Resonance in Benzene violating Second Law of Thermodynamics In chemistry a few months ago we were taught the resonant structure of benzene, that states the double bonds upon the six carbon atoms flicker back and forth between the two possible states it can be in:

This seemed incredibly distressing to me at the time, for it seemed that if the energy required to break a double bond was exactly equal to the energy gained by forming a double bond, that the benzene was a perfect engine that lost none of it's energy to the environment, and perfectly converted it's energy from one form to another. At the time, it seemed as if this was a clear violation of the Second Law of Thermodynamics, and I sure was glad when it turned out that all the bonds were actually a continuous pi bond.
Upon introspection this morning however, I wondered whether the resonant theory truly was a violation of the second law of thermodynamics. Because benzene is simply six carbons, if the resonant theory were true and the bonds truly did flicker back and forth, I don't know where energy could possibly be lost, thus making it an imperfect system. The common energy losses that I know of, such as heat and sound energy, are all macroscopic, and I don't think they pertain to energy losses at atomic levels. On another level, I don't even know if the Second Law of Thermodynamics really even pertains to benzene, because it isn't exactly a thermal engine, and also because I've read that the Second Law of Thermodynamics is a probabilistic law for large scales and can be broken at small scales. 
My question then is whether a resonant benzene can exist without violating the Second Law of Thermodynamics, and if it really cannot physically exist, than an explanation on the real reason why. 
 A: This is a more accurate representation of benzene:

The delocalized pi electrons don't really spin around the ring. They are located within molecular orbitals that are delocalized throughout the molecule, meaning they are not confined to any single atom within the molecule. They belong to the entire molecule, and are distributed across its entire carbon skeleton.


It is good to remember that we are looking at models. None of these is an actual picture of benzene.
Benzene is very stable and seems orderly. However, so are many atoms and molecules. You should ask if atoms and stable molecules, in general, break the second law of thermodynamics. I believe someone has tried to answer you that.
A: When one is talking of the behavior of molecules, atoms, nuclei and even crystals, one is not in the classical realm, particularly not in classical thermodynamics.
One could say that is  one of the reasons that  Quantum mechanics was discovered. Quantum mechanically the electrons about the nucleus are in perpetual motion, without losing energy, except not in classical trajectories, but in orbitals..

An atomic orbital is a mathematical function that describes the wave-like behavior of either one electron or a pair of electrons in an atom.1 This function can be used to calculate the probability of finding any electron of an atom in any specific region around the atom's nucleus.
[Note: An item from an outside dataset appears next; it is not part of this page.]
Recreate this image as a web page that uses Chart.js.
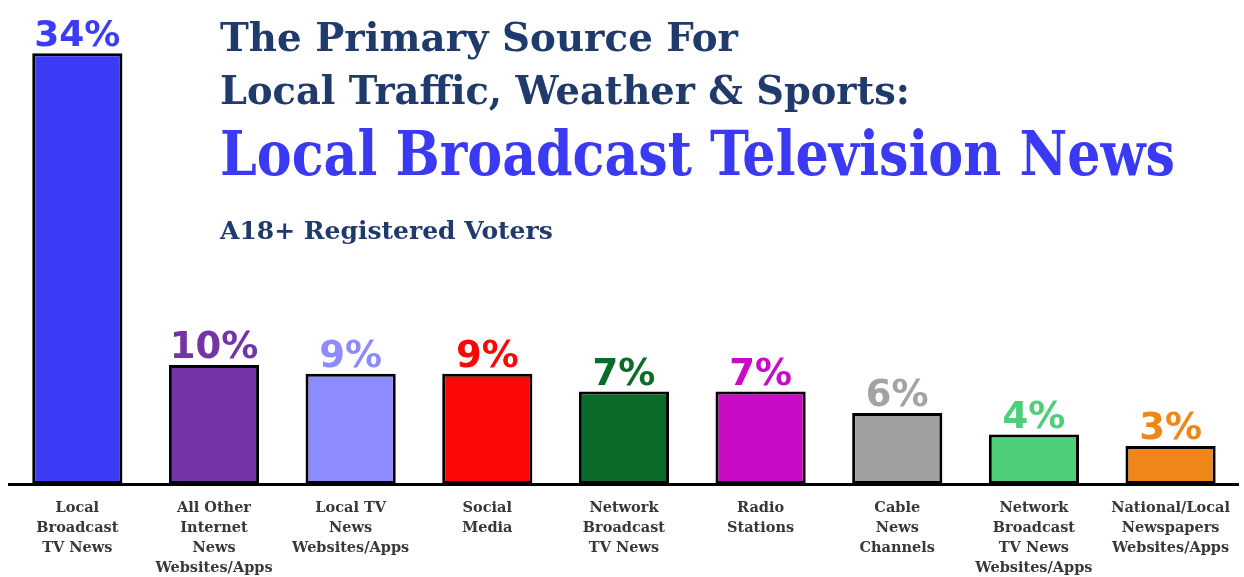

A resonant molecule is similarly in a stable quantum mechanical state , i.e. a stable solution of the quantum mechanical differential equation with the appropriate boundary conditions. It just has more elaborate molecular  orbitals than the simple hydrogen atom, for the electrons and the nuclei of the atoms that compose it. The resonance you describe needs a time dependent solution, but since it is observed there is no problem  to define one.
Classical thermodynamic laws do not apply.